There are ways to dodge this scarlet letter. Peter R. Gleason, vice president of research and development at the National Association of Corporate Directors, says that many board members jump ship just before a company files for bankruptcy expressly to avoid being tagged.

Such nimbleness was common during the dot-com meltdown, a period that included the failure of Webvan, the online grocery service. CEO George Shaheen, a former managing partner and CEO of Andersen Consulting (now known as Accenture) and a director of software giant Siebel Systems, resigned from Webvan in April 2001, three months before it filed for Chapter 11. In October, Shaheen, 57—untagged because he wasn’t at Webvan when the shopping cart hit the fan—joined the board of Closedloop Solutions, which provides Web-based financial-planning software. In his case, tagging would have made no difference. For one thing, Closedloop is privately held and not subject to SEC regulations. Even if it were, “the board looked at the body of George’s experience, and his time at Webvan is neither viewed as positive or negative,” marketing VP Doug Barton told Internet News.

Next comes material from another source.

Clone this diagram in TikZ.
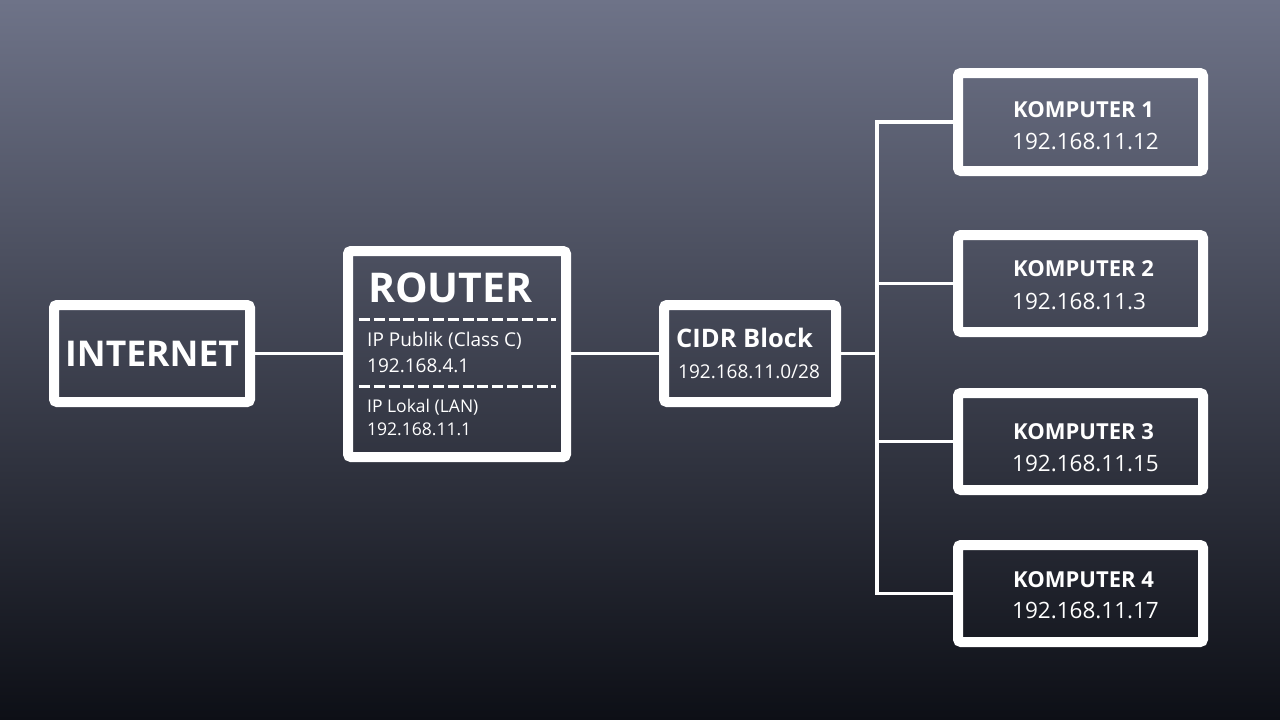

Meanwhile, Dunlap may be gone (to Florida), but the sentiment he expressed is back in fashion. Do the heads of troubled companies have the skill and concentration they need to fulfill boardroom duties elsewhere? Consider Norman P. Blake Jr., 60, chairman and CEO of Comdisco, a technology-services company that entered Chapter 11 last July and is now enmeshed in a reorganization. Despite the obvious pressures of his day job, Blake has opted to keep his two outside directorships—at Owens-Corning, which filed for Chapter 11 in 2000, eight years after he joined the board, and at Enron, on whose board he’s served since 1993.